The women chanted the slogans “bread, work and freedom,” saying they will not stay silent.
“We held a protest today, but we faced violent treatment by the Taliban,” a woman protestor said. “They opened fire on us. We hid in nearby shops to get ready for a return.”
“We women are awake, and we are tired of discrimination,” the protesting women chanted. “We stay, and we will build.”
Taliban has imposed many restrictions on women during the first year of their rule in Afghanistan.

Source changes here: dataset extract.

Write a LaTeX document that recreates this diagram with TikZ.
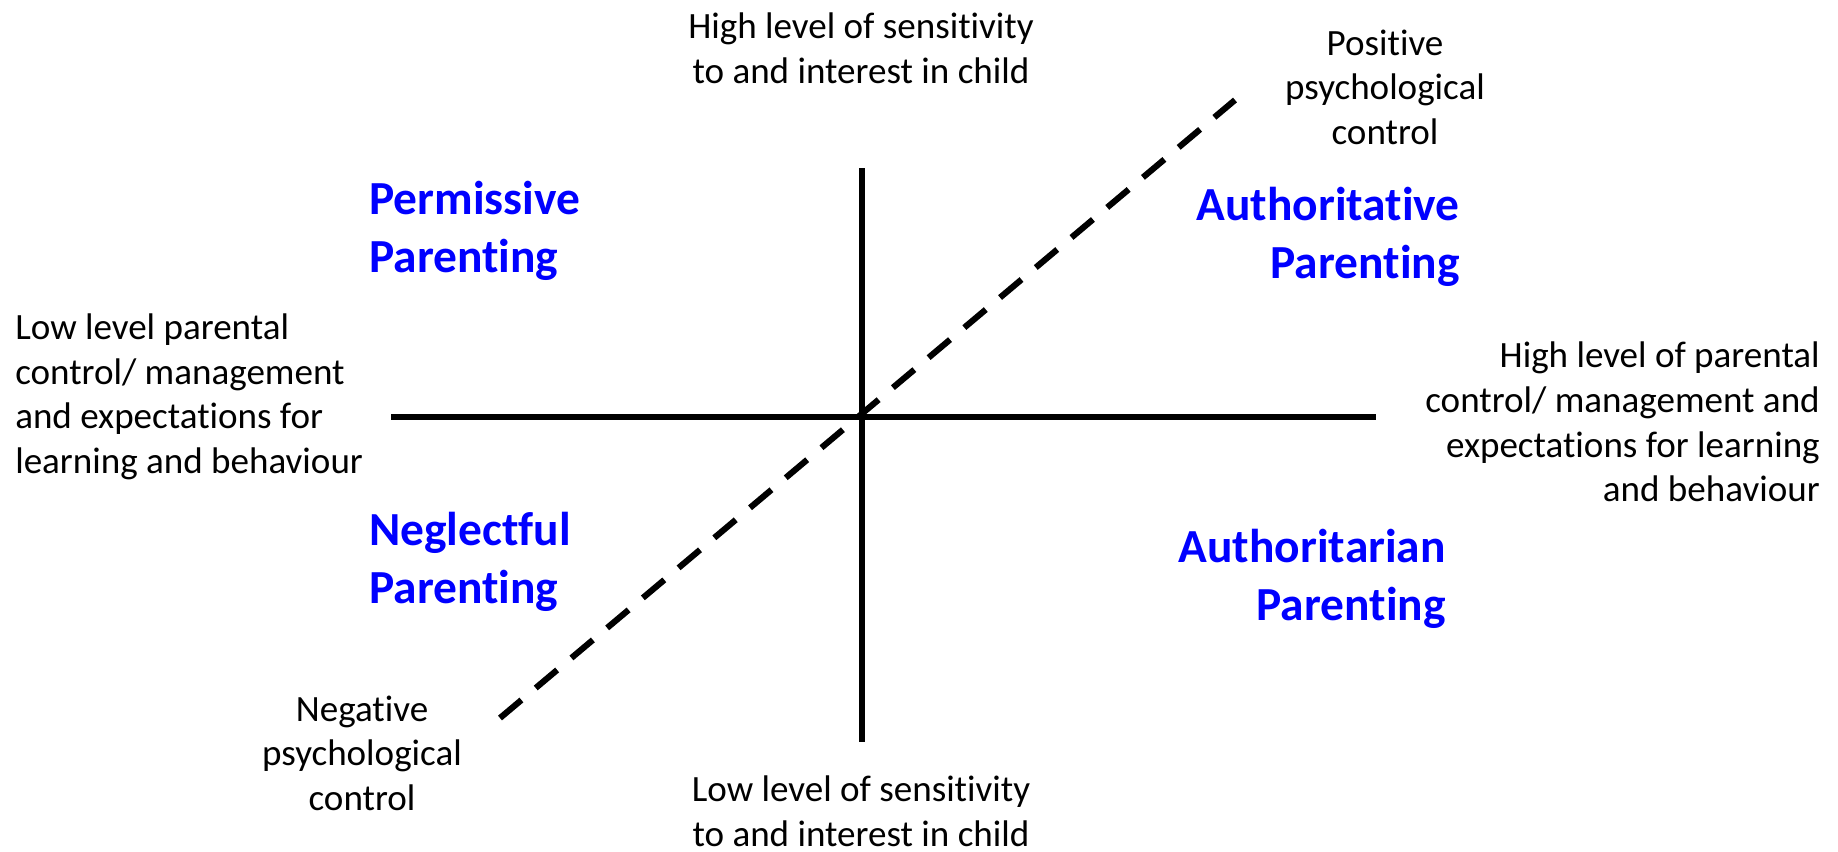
\documentclass[tikz,border=0pt]{standalone}
\usepackage{fontspec}
\setmainfont[Ligatures=NoCommon]{Carlito}
\begin{document}
\begin{tikzpicture}[x=0.75pt, y=-0.75pt,
        axis/.style={line width=5pt},
        txt/.style={inner sep=0pt, align=center, font=\fontsize{27.8}{33.4}\selectfont},
        kind/.style={inner sep=0pt, text=blue, font=\fontsize{35.6}{43.1}\selectfont\bfseries}]
        \useasboundingbox (0, 0) rectangle (1838, 851);
        % axes
        \coordinate (top) at (862, 168);
        \coordinate (bottom) at (862, 742);
        \coordinate (left) at (391, 417);
        \coordinate (right) at (1376, 417);
        \coordinate (neg) at (500, 718);
        \coordinate (pos) at (1235, 100);
        \draw[axis] (top) -- (bottom);
        \draw[axis] (left) -- (right);
        \draw[line width=4.6pt, dash pattern=on 21pt off 14pt] (neg) -- (pos);
        % axis texts
        \node[txt] (highsens) at (861, 48) {High level of sensitivity\\to and interest in child};
        \node[txt] (lowsens) at (861, 811) {Low level of sensitivity\\to and interest in child};
        \node[txt, anchor=west, align=left] (lowctrl) at (15, 397) {Low level parental\\control/ management\\and expectations for\\learning and behaviour};
        \node[txt, anchor=east, align=right] (highctrl) at (1820, 422) {High level of parental\\control/ management and\\expectations for learning\\and behaviour};
        \node[txt] (posctrl) at (1385, 87) {Positive\\psychological\\control};
        \node[txt] (negctrl) at (362, 753) {Negative\\psychological\\control};
        % styles
        \node[kind, anchor=west, align=left] (permissive) at (369, 231) {Permissive\\Parenting};
        \node[kind, anchor=east, align=right] (authoritative) at (1460, 237) {Authoritative\\Parenting};
        \node[kind, anchor=west, align=left] (neglectful) at (369, 562) {Neglectful\\Parenting};
        \node[kind, anchor=east, align=right] (authoritarian) at (1446, 579) {Authoritarian\\Parenting};
    \end{tikzpicture}
\end{document}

They have banned secondary schooling for girls, have asked women to cover their faces when they appear on TV and have issued an order for women’s covering.
This comes as Belgium’s foreign ministry in a statement on Saturday warned of setbacks to human rights and freedoms in Afghanistan.
The ministry said in a statement that women and girls are gradually disappearing from public life, the rights of minorities are not respected, nor is freedom of opinion and expression.
“Attacks on the press and media, and the arbitrary detention of journalists, confirm a deterioration that is all the more worrying because it is accompanied by a deterioration in the economic and humanitarian situation,” the statement added.
The Taliban’s decisions on the rights of women and girls illustrate a clear step backward, the ministry said.
“Measures are progressively erasing women and girls from public life,” said Belgium Foreign Minister Hadja Lahbib.
A human rights activist, Freshta Abbasi, said that the Taliban’s restrictions on women’s role in society are increasing.
“The Taliban’s violations of human rights in Afghanistan have increased,” she said. “The restrictions they have imposed on the media and women’s rights is proof of this matter.”